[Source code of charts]
##############################
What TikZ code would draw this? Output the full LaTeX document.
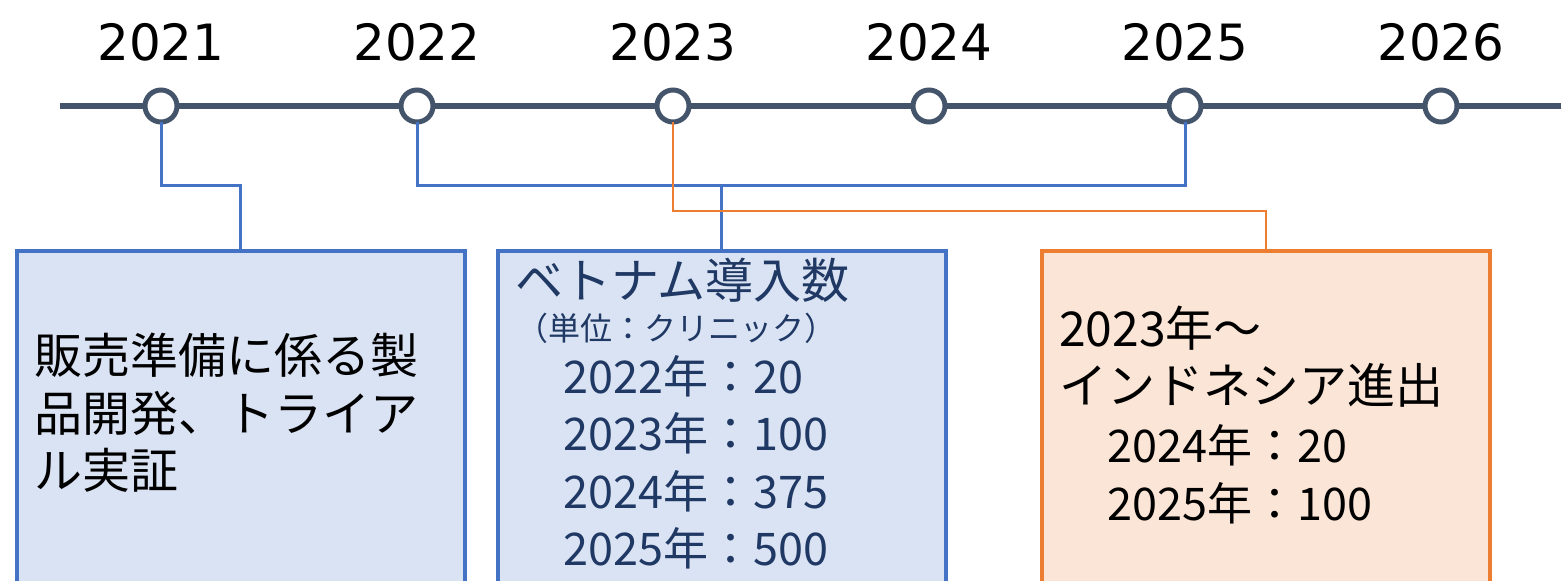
\documentclass[tikz,border=0pt]{standalone}
\usepackage{fontspec}
\setmainfont{Noto Sans CJK JP}
\newfontfamily\yearfont{DejaVu Sans}
\newfontfamily\jpfont{Noto Sans CJK JP}
\definecolor{tlgray}{HTML}{44546A}
\definecolor{accblue}{HTML}{4472C4}
\definecolor{fillblue}{HTML}{DAE3F3}
\definecolor{accorange}{HTML}{ED7D31}
\definecolor{fillorange}{HTML}{FBE5D6}
\definecolor{navytext}{HTML}{1F3864}
\begin{document}
\begin{tikzpicture}[x=1pt,y=-1pt,
  yearmark/.style={circle,draw=tlgray,fill=white,line width=5pt,minimum size=32pt,inner sep=0pt,outer sep=0pt},
  yearlabel/.style={anchor=base,inner sep=0pt,font=\yearfont\fontsize{50}{60}\selectfont},
  bluebox/.style={draw=accblue,fill=fillblue,line width=3.5pt,minimum width=448pt,minimum height=380pt,anchor=north west,inner sep=0pt},
  orangebox/.style={draw=accorange,fill=fillorange,line width=3.5pt,minimum width=448pt,minimum height=380pt,anchor=north west,inner sep=0pt},
  blueline/.style={draw=accblue,line width=3pt},
  orangeline/.style={draw=accorange,line width=1.5pt},
  bigtext/.style={anchor=base west,inner sep=0pt,font=\jpfont\fontsize{48}{57}\selectfont},
  smalltext/.style={anchor=base west,inner sep=0pt,font=\jpfont\fontsize{32}{38}\selectfont},
  numtext/.style={anchor=base west,inner sep=0pt,font=\jpfont\fontsize{45}{57}\selectfont},
]
\useasboundingbox (0,0) rectangle (1561,581);
\clip (0,0) rectangle (1561,581);

% timeline
\coordinate (tlstart) at (60,106);
\coordinate (tlend) at (1561,106);
\draw[tlgray,line width=6pt] (tlstart) -- (tlend);

% boxes
\node[bluebox] (b1) at (15,249) {};
\node[bluebox] (b2) at (496,249) {};
\node[orangebox] (b3) at (1040,249) {};

% year labels and marks
\foreach \i/\x/\yr in {1/161/2021,2/417/2022,3/673/2023,4/929/2024,5/1185/2025,6/1441/2026}{
  \node[yearlabel] (y\i) at (\x,60) {\yr};
  \node[yearmark] (c\i) at (\x,106) {};
}

% connectors
\draw[blueline] (c1.south) |- (b1.north |- 0,185) -- (b1.north);
\draw[blueline] (c2.south) |- (c5.south |- 0,185) -- (c5.south);
\draw[blueline] (b2.north |- 0,185) -- (b2.north);
\draw[orangeline] (c3.south) |- (b3.north |- 0,211) -- (b3.north);

% box 1 text
\node[bigtext] (t11) at (34,373) {販売準備に係る製};
\node[bigtext] (t12) at (34,431) {品開発、トライア};
\node[bigtext] (t13) at (34,488) {ル実証};

% box 2 text
\node[bigtext,text=navytext] (t21) at (515,298) {ベトナム導入数};
\node[smalltext,text=navytext] (t22) at (516,340) {（単位：クリニック）};
\node[numtext,text=navytext] (t23) at (563,393) {2022年：20};
\node[numtext,text=navytext] (t24) at (563,450) {2023年：100};
\node[numtext,text=navytext] (t25) at (563,508) {2024年：375};
\node[numtext,text=navytext] (t26) at (563,565) {2025年：500};

% box 3 text
\node[bigtext] (t31) at (1059,346) {2023年～};
\node[bigtext] (t32) at (1059,403) {インドネシア進出};
\node[numtext] (t33) at (1107,462) {2024年：20};
\node[numtext] (t34) at (1107,520) {2025年：100};
\end{tikzpicture}
\end{document}
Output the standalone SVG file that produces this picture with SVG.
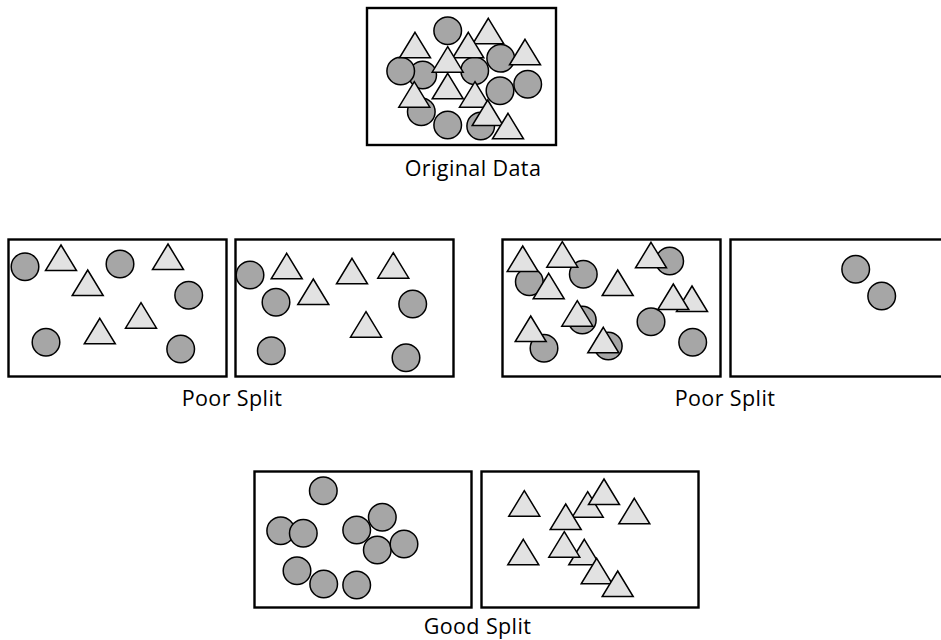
<svg xmlns="http://www.w3.org/2000/svg" width="941" height="640" viewBox="0 0 941 640">
<style>
.box{fill:#fff;stroke:#000;stroke-width:2.4}
.c{fill:#a6a6a6;stroke:#000;stroke-width:1.5}
.t{fill:#e2e2e2;stroke:#000;stroke-width:1.5;stroke-linejoin:miter}
.lbl{font-family:"Open Sans","Noto Sans",sans-serif;font-size:21.5px;letter-spacing:0.4px;fill:#000;text-anchor:middle}
</style>
<defs>
<path id="t" class="t" d="M0,0 L15.5,25.5 L-15.5,25.5 Z"/>
<circle id="c" class="c" r="13.8"/>
</defs>
<rect width="941" height="640" fill="#fff"/>

<g id="original">
<rect class="box" x="367" y="8" width="189" height="137"/>
<use href="#c" x="422.7" y="75"/>
<use href="#c" x="400.7" y="71"/>
<use href="#c" x="447.7" y="30.7"/>
<use href="#c" x="474.7" y="70.7"/>
<use href="#c" x="500.7" y="58.3"/>
<use href="#c" x="500" y="90.7"/>
<use href="#c" x="527.7" y="84.3"/>
<use href="#c" x="421.3" y="111.7"/>
<use href="#c" x="447.7" y="125"/>
<use href="#c" x="480.7" y="126"/>
<use href="#t" x="415" y="32.3"/>
<use href="#t" x="488.3" y="18.3"/>
<use href="#t" x="468.3" y="32.3"/>
<use href="#t" x="525" y="39.3"/>
<use href="#t" x="447.7" y="46.7"/>
<use href="#t" x="447.7" y="73.3"/>
<use href="#t" x="414.3" y="81.7"/>
<use href="#t" x="475" y="81.7"/>
<use href="#t" x="487.7" y="100"/>
<use href="#t" x="508" y="113.3"/>
<text class="lbl" x="473" y="176">Original Data</text>
</g>

<g id="poor1-left">
<rect class="box" x="8.5" y="239.5" width="218" height="137"/>
<use href="#c" x="25" y="266.7"/>
<use href="#c" x="120" y="264"/>
<use href="#c" x="188.7" y="295.3"/>
<use href="#c" x="46" y="342.3"/>
<use href="#c" x="180.7" y="349"/>
<use href="#t" x="61" y="245"/>
<use href="#t" x="87.7" y="270"/>
<use href="#t" x="168" y="244"/>
<use href="#t" x="141" y="302.7"/>
<use href="#t" x="99.8" y="318.3"/>
</g>

<g id="poor1-right">
<rect class="box" x="235.5" y="239.5" width="218" height="137"/>
<use href="#c" x="250" y="275"/>
<use href="#c" x="276" y="302.3"/>
<use href="#c" x="412.7" y="304"/>
<use href="#c" x="271.3" y="350.7"/>
<use href="#c" x="406" y="357.7"/>
<use href="#t" x="286.7" y="253.3"/>
<use href="#t" x="313.3" y="279"/>
<use href="#t" x="352" y="258.3"/>
<use href="#t" x="393.3" y="252.7"/>
<use href="#t" x="366" y="311.7"/>
</g>
<text class="lbl" x="232" y="406">Poor Split</text>

<g id="poor2-left">
<rect class="box" x="502.5" y="239.5" width="218" height="137"/>
<use href="#c" x="529.3" y="281.7"/>
<use href="#c" x="583.3" y="274.3"/>
<use href="#c" x="669.7" y="261"/>
<use href="#c" x="582.3" y="320"/>
<use href="#c" x="651" y="321.7"/>
<use href="#c" x="544" y="348.3"/>
<use href="#c" x="608.3" y="346"/>
<use href="#c" x="692.7" y="342.3"/>
<use href="#t" x="522.7" y="246"/>
<use href="#t" x="562.3" y="241.7"/>
<use href="#t" x="548.7" y="273.3"/>
<use href="#t" x="617.7" y="270"/>
<use href="#t" x="651" y="242.3"/>
<use href="#t" x="692" y="286"/>
<use href="#t" x="673.3" y="284"/>
<use href="#t" x="577.3" y="300.7"/>
<use href="#t" x="530.7" y="316"/>
<use href="#t" x="603.3" y="327.3"/>
</g>

<g id="poor2-right">
<rect class="box" x="730.5" y="239.5" width="218" height="137"/>
<use href="#c" x="855.7" y="269.3"/>
<use href="#c" x="881.7" y="296"/>
</g>
<text class="lbl" x="725" y="406">Poor Split</text>

<g id="good-left">
<rect class="box" x="254.5" y="471.5" width="217" height="136"/>
<use href="#c" x="323.3" y="490.7"/>
<use href="#c" x="280.7" y="530.7"/>
<use href="#c" x="303.3" y="533.3"/>
<use href="#c" x="356.7" y="530"/>
<use href="#c" x="382.3" y="517.3"/>
<use href="#c" x="377.3" y="550"/>
<use href="#c" x="404" y="544"/>
<use href="#c" x="297" y="570.7"/>
<use href="#c" x="323.7" y="584"/>
<use href="#c" x="356.7" y="585"/>
</g>

<g id="good-right">
<rect class="box" x="481.5" y="471.5" width="217" height="136"/>
<use href="#t" x="524.3" y="490.7"/>
<use href="#t" x="587.7" y="491.7"/>
<use href="#t" x="604" y="479"/>
<use href="#t" x="565.7" y="504"/>
<use href="#t" x="634.3" y="498.3"/>
<use href="#t" x="523.3" y="539.3"/>
<use href="#t" x="584.3" y="539.3"/>
<use href="#t" x="564.3" y="531.7"/>
<use href="#t" x="596.7" y="558.3"/>
<use href="#t" x="617.7" y="571"/>
</g>
<text class="lbl" x="477.5" y="634">Good Split</text>
</svg>
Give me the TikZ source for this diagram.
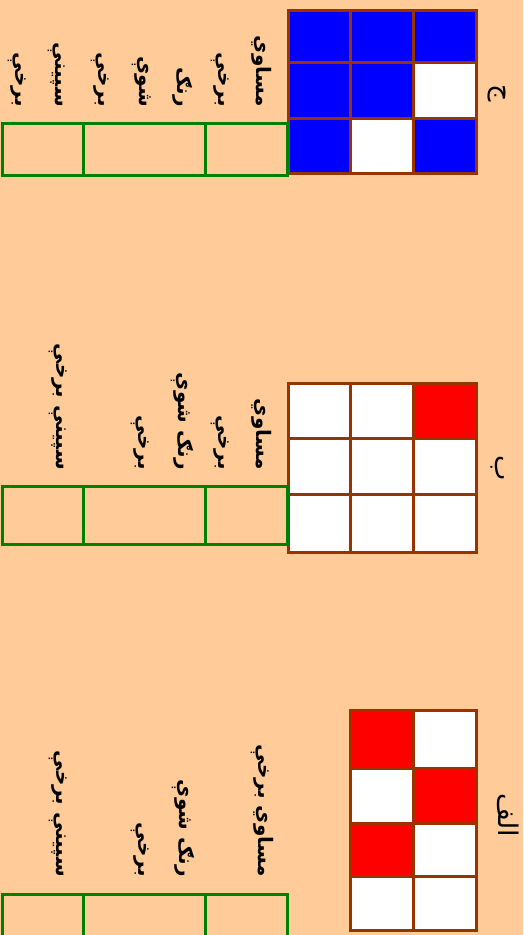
\documentclass[tikz,border=0pt]{standalone}
\usepackage{fontspec}
\newfontfamily\arabicfont[Script=Arabic]{DejaVu Sans}
\TeXXeTstate=1
\definecolor{bg}{HTML}{FFCC99}
\definecolor{gridbrown}{HTML}{993300}
\definecolor{tablegreen}{HTML}{008000}
\definecolor{cellblue}{HTML}{0000FF}
\definecolor{cellred}{HTML}{FF0000}
\tikzset{
  cellline/.style={draw=gridbrown, line width=3pt},
  tabline/.style={draw=tablegreen, line width=3pt},
  ptext/.style={rotate=-90, anchor=east, inner sep=0pt, font=\arabicfont\bfseries\fontsize{20}{24}\selectfont},
  plabel/.style={rotate=-90, inner sep=0pt, font=\arabicfont\fontsize{27}{30}\selectfont},
}
\begin{document}
\begin{tikzpicture}[x=1pt,y=-1pt]
\useasboundingbox (0,0) rectangle (523,935);
\clip (0,0) rectangle (523,935);
\fill[bg] (0,0) rectangle (523,935);

% ---------- group ج ----------
\fill[white] (288,10) rectangle (476,173);
\fill[cellblue] (288,10) rectangle (476,62);
\fill[cellblue] (288,62) rectangle (413,118);
\fill[cellblue] (288,118) rectangle (350,173);
\fill[cellblue] (413,118) rectangle (476,173);
\draw[cellline] (288,10) rectangle (476,173);
\draw[cellline] (350,10) -- (350,173) (413,10) -- (413,173)
               (288,62) -- (476,62) (288,118) -- (476,118);
\node[plabel] (labC) at (497,93) {\beginR ج\endR};
\draw[tabline] (2,123) rectangle (287,175);
\draw[tabline] (83,123) -- (83,175) (205,123) -- (205,175);
\node[ptext] (c1) at (262,107) {\beginR مساوي\endR};
\node[ptext] (c2) at (220,107) {\beginR برخې\endR};
\node[ptext] (c3) at (183,107) {\beginR رنګ\endR};
\node[ptext] (c4) at (142,107) {\beginR شوې\endR};
\node[ptext] (c5) at (100,107) {\beginR برخې\endR};
\node[ptext] (c6) at (57,107) {\beginR سپينې\endR};
\node[ptext] (c7) at (17,107) {\beginR برخې\endR};

% ---------- group ب ----------
\fill[white] (288,383) rectangle (476,552);
\fill[cellred] (413,383) rectangle (476,438);
\draw[cellline] (288,383) rectangle (476,552);
\draw[cellline] (350,383) -- (350,552) (413,383) -- (413,552)
               (288,438) -- (476,438) (288,494) -- (476,494);
\node[plabel] (labB) at (498,468) {\beginR ب\endR};
\draw[tabline] (2,486) rectangle (287,544);
\draw[tabline] (83,486) -- (83,544) (205,486) -- (205,544);
\node[ptext] (b1) at (262,470) {\beginR مساوي\endR};
\node[ptext] (b2) at (220,470) {\beginR برخې\endR};
\node[ptext] (b3) at (182,470) {\beginR رنګ شوې\endR};
\node[ptext] (b4) at (140,470) {\beginR برخې\endR};
\node[ptext] (b5) at (58,470) {\beginR سپينې برخې\endR};

% ---------- group الف ----------
\fill[white] (350,710) rectangle (476,930);
\fill[cellred] (350,710) rectangle (413,768);
\fill[cellred] (413,768) rectangle (476,823);
\fill[cellred] (350,823) rectangle (413,876);
\draw[cellline] (350,710) rectangle (476,930);
\draw[cellline] (413,710) -- (413,930)
               (350,768) -- (476,768) (350,823) -- (476,823) (350,876) -- (476,876);
\node[plabel] (labA) at (508,815) {\beginR الف\endR};
\draw[tabline] (2,894) rectangle (287,960);
\draw[tabline] (83,894) -- (83,960) (205,894) -- (205,960);
\node[ptext] (a1) at (262,877) {\beginR مساوي برخې\endR};
\node[ptext] (a2) at (183,877) {\beginR رنګ شوې\endR};
\node[ptext] (a3) at (140,877) {\beginR برخې\endR};
\node[ptext] (a4) at (58,877) {\beginR سپينې برخې\endR};
\end{tikzpicture}
\end{document}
##############################
* **Problem description**:
Please reproduce the listing exactly from its opening line through the line that contains "(b3) at (1040,249)", both included, with all pictures omitted.

* **The response**:
What TikZ code would draw this? Output the full LaTeX document.
\documentclass[tikz,border=0pt]{standalone}
\usepackage{fontspec}
\setmainfont{Noto Sans CJK JP}
\newfontfamily\yearfont{DejaVu Sans}
\newfontfamily\jpfont{Noto Sans CJK JP}
\definecolor{tlgray}{HTML}{44546A}
\definecolor{accblue}{HTML}{4472C4}
\definecolor{fillblue}{HTML}{DAE3F3}
\definecolor{accorange}{HTML}{ED7D31}
\definecolor{fillorange}{HTML}{FBE5D6}
\definecolor{navytext}{HTML}{1F3864}
\begin{document}
\begin{tikzpicture}[x=1pt,y=-1pt,
  yearmark/.style={circle,draw=tlgray,fill=white,line width=5pt,minimum size=32pt,inner sep=0pt,outer sep=0pt},
  yearlabel/.style={anchor=base,inner sep=0pt,font=\yearfont\fontsize{50}{60}\selectfont},
  bluebox/.style={draw=accblue,fill=fillblue,line width=3.5pt,minimum width=448pt,minimum height=380pt,anchor=north west,inner sep=0pt},
  orangebox/.style={draw=accorange,fill=fillorange,line width=3.5pt,minimum width=448pt,minimum height=380pt,anchor=north west,inner sep=0pt},
  blueline/.style={draw=accblue,line width=3pt},
  orangeline/.style={draw=accorange,line width=1.5pt},
  bigtext/.style={anchor=base west,inner sep=0pt,font=\jpfont\fontsize{48}{57}\selectfont},
  smalltext/.style={anchor=base west,inner sep=0pt,font=\jpfont\fontsize{32}{38}\selectfont},
  numtext/.style={anchor=base west,inner sep=0pt,font=\jpfont\fontsize{45}{57}\selectfont},
]
\useasboundingbox (0,0) rectangle (1561,581);
\clip (0,0) rectangle (1561,581);

% timeline
\coordinate (tlstart) at (60,106);
\coordinate (tlend) at (1561,106);
\draw[tlgray,line width=6pt] (tlstart) -- (tlend);

% boxes
\node[bluebox] (b1) at (15,249) {};
\node[bluebox] (b2) at (496,249) {};
\node[orangebox] (b3) at (1040,249) {};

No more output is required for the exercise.